WHAT YOU NEED TO DO: Pictures stay out of this copy, which runs from the first line of the material through the line containing "const yTicks = [0, 20, 40, 60, 80, 100, 120];".
-- BEGIN DATASET SECTION --
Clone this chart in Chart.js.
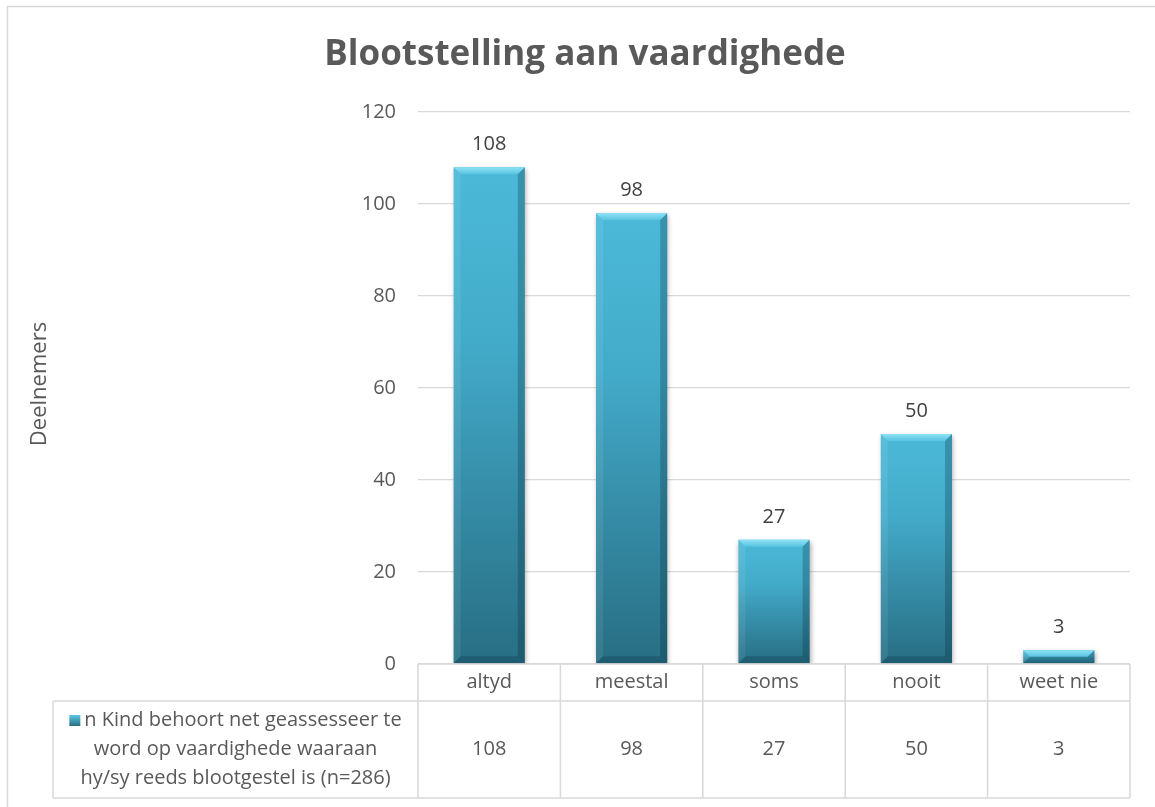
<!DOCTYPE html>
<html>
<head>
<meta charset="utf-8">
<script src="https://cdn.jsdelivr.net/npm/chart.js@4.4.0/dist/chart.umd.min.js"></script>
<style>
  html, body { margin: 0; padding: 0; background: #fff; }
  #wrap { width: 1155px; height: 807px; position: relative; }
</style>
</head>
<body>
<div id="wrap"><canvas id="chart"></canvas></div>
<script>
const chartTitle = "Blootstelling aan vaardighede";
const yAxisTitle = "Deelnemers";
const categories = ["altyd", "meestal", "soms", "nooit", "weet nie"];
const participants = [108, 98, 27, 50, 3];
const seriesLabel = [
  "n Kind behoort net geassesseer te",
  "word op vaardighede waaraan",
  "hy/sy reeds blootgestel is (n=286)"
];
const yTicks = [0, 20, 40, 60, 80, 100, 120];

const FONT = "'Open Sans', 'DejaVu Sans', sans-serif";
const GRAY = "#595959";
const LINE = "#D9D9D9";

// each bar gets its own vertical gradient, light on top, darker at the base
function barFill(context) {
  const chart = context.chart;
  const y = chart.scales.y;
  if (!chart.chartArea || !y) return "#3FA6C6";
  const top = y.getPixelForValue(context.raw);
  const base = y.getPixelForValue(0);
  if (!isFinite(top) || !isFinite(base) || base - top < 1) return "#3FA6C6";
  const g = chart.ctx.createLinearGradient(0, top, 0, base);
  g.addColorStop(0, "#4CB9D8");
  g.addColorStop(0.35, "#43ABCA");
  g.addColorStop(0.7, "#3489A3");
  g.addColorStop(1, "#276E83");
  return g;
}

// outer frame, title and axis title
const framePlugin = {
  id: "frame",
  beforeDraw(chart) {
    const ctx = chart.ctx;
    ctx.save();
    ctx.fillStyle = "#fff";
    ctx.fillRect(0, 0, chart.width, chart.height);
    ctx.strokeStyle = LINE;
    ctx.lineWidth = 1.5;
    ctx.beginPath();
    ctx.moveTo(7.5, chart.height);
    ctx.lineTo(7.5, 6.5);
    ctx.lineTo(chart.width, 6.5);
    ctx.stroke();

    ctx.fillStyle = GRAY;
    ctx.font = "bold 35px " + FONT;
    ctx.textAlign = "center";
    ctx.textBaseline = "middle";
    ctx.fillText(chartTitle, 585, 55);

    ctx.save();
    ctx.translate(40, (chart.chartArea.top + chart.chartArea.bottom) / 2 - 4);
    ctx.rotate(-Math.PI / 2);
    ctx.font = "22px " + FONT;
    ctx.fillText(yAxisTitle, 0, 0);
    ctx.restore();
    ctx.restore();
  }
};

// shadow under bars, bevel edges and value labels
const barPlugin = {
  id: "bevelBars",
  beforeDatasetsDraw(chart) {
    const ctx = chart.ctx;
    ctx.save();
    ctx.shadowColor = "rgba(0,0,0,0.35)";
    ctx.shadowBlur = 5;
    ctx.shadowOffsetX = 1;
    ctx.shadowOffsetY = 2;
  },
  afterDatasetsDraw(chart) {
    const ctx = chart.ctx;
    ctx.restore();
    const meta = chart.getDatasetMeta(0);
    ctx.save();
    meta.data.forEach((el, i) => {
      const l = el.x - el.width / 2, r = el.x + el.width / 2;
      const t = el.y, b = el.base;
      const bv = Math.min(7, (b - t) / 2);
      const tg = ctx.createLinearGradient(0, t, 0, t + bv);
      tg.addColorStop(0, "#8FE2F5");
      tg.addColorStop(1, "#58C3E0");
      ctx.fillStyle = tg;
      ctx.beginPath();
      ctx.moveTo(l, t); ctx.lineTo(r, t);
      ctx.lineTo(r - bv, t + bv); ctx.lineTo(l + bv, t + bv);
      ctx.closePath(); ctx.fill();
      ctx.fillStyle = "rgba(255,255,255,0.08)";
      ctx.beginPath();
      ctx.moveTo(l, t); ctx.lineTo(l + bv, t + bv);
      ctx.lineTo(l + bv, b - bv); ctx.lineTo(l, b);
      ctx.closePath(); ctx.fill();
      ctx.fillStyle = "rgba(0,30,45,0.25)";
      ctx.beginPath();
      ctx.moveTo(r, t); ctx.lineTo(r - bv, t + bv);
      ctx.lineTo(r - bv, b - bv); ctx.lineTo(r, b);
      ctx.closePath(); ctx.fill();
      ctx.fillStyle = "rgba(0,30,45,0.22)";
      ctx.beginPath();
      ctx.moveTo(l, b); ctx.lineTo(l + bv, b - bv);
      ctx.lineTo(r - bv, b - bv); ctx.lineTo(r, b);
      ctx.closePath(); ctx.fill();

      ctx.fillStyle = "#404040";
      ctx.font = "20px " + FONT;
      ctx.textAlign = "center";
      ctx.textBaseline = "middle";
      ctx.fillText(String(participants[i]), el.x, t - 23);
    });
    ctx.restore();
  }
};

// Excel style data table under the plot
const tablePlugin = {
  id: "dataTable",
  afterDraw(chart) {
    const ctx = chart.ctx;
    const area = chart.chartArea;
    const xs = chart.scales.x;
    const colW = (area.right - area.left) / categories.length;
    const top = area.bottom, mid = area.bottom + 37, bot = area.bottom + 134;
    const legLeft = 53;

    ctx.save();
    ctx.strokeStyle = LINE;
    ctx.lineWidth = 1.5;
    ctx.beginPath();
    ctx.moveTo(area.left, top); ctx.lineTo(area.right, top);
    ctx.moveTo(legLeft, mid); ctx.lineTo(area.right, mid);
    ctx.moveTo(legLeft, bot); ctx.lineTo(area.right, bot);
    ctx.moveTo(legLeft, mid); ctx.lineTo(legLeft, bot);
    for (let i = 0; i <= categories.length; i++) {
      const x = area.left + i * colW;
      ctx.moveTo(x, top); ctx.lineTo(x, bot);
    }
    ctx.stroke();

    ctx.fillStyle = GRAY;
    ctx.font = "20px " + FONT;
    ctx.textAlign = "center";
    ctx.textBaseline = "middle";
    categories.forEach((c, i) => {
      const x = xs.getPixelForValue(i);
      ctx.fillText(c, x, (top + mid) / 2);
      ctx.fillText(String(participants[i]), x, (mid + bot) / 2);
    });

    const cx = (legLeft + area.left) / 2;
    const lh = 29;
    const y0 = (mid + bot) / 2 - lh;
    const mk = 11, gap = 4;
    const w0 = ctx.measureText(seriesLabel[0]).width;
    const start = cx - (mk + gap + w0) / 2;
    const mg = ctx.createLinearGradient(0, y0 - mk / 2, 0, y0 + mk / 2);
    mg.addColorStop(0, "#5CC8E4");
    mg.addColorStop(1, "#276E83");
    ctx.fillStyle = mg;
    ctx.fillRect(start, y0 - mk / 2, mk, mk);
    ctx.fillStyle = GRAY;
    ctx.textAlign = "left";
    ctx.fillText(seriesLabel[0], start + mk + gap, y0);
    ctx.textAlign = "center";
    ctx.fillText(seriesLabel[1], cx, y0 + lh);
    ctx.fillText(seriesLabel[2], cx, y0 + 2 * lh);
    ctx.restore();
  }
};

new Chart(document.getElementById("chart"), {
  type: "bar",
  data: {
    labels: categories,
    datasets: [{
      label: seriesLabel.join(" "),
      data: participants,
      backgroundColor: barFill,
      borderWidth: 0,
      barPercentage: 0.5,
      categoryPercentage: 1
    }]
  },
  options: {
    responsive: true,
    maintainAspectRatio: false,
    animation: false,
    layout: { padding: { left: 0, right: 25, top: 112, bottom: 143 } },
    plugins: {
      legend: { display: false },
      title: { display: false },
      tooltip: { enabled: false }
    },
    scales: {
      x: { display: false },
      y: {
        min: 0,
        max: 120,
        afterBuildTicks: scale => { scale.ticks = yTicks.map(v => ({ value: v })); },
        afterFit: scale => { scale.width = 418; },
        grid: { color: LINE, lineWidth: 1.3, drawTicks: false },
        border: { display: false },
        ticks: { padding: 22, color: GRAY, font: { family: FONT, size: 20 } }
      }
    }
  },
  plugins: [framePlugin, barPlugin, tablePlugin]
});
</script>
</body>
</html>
-- END DATASET SECTION --
RESPONSE TO THIS TASK:
Clone this chart in Chart.js.
<!DOCTYPE html>
<html>
<head>
<meta charset="utf-8">
<script src="https://cdn.jsdelivr.net/npm/chart.js@4.4.0/dist/chart.umd.min.js"></script>
<style>
  html, body { margin: 0; padding: 0; background: #fff; }
  #wrap { width: 1155px; height: 807px; position: relative; }
</style>
</head>
<body>
<div id="wrap"><canvas id="chart"></canvas></div>
<script>
const chartTitle = "Blootstelling aan vaardighede";
const yAxisTitle = "Deelnemers";
const categories = ["altyd", "meestal", "soms", "nooit", "weet nie"];
const participants = [108, 98, 27, 50, 3];
const seriesLabel = [
  "n Kind behoort net geassesseer te",
  "word op vaardighede waaraan",
  "hy/sy reeds blootgestel is (n=286)"
];
const yTicks = [0, 20, 40, 60, 80, 100, 120];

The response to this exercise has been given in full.